Not that a little reiteration isn't welcome, because we haven't heard much from the Void since it made its entrance last year. Speaking on the opening evening of Captivate 09, Capcom executive Mark Beaumont said he thought it could be one of the publisher's "most significant" games of 2009 by the time it comes out simultaneously on PS3, Xbox 360 and PC. Is it?

The demo begins as protagonist Will - stranded in The Void, along with Nikola Tesla (his mechanic!) and others who stumbled through the Bermuda Triangle - approaches a prison installation along with his allies. The prison is run by the game's antagonists - the mysterious Watchers, who generally take the form of bipedal robots, despite Airtight's hints that their occupants are somewhat different to you and I.

Initially it's a mixture of dogfighting with UFOs and taking out anti-aircraft guns that are targeting your allies in transport ships. Using the left stick to manoeuvre and turn through the air and the right stick to move the camera, it's a slightly disorientating hybrid of flight combat and third-person action.
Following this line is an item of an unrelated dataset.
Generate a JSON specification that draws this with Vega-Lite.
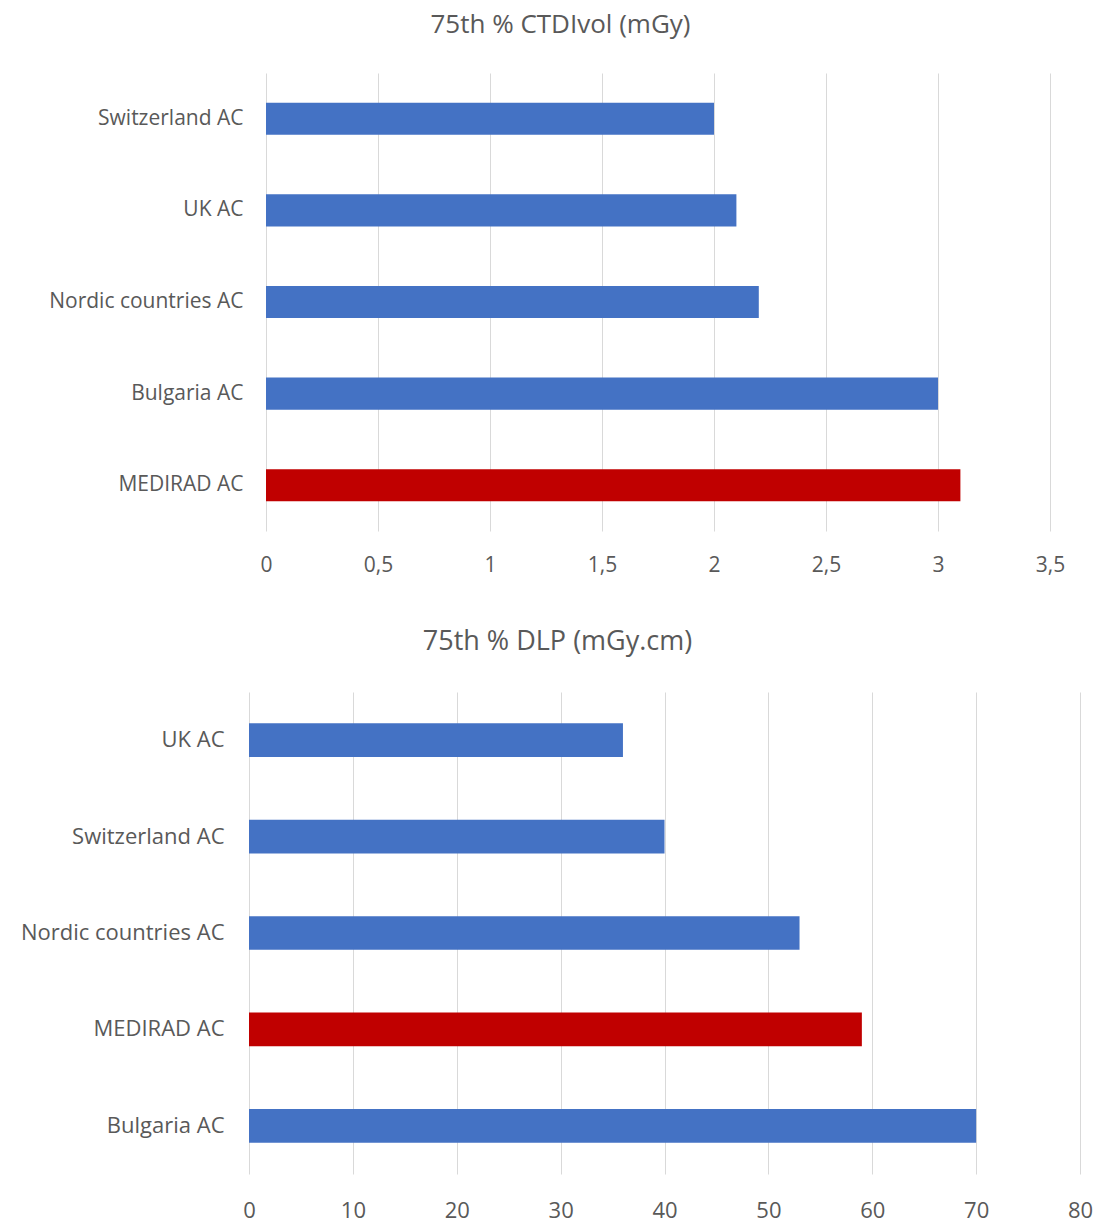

Will can change to hover mode and use a fairly standard zoomed-in over-the-shoulder third-person attack, or he can zip around like Rocketman firing willy-nilly. There's a radar in the top right to help locate enemies, and a right-bumper "nearest enemy" indicator, which spins the camera to lock on so you can steer onto target, although you have to aim manually either way.

Battlestar Galactica's composer Bear McCreary is writing the music for Dark Void.

The AA guns are pretty straightforward to take out, but the UFOs can be fought unconventionally by hitting the hijack button as they pass or you get onto their tail. This swings Will onto the exterior, where he has to dodge laser blasts and try to rip open a panel to expose the pilot, who he then executes after a bit of left-stick quick-time waggling. It's then possible to pilot the UFO - its gyroscopic cockpit rotating in opposition to the outer ring that sweeps this way and that as you tour the sheer geology of the Void, darting between craggy spires amidst unnatural lighting.

With the AA guns dispatched, Will descends to the landing pad and engages in God of War-style cover shootery, dodging between and hurdling cover points manually or when prompted, and engaging enemies with left-trigger zoom and right-trigger gunfire from the standard assault rifle. The prison structure embedded in a cliff-face is a mixture of Close Encounters' otherworldly colouring suffused with discomfiting post-Covenant purples, amidst slickly nefarious technology bristling with alien utility, within which you can also toss grenades, and make use of your jetpack's hover function to try and flank if you're that way inclined.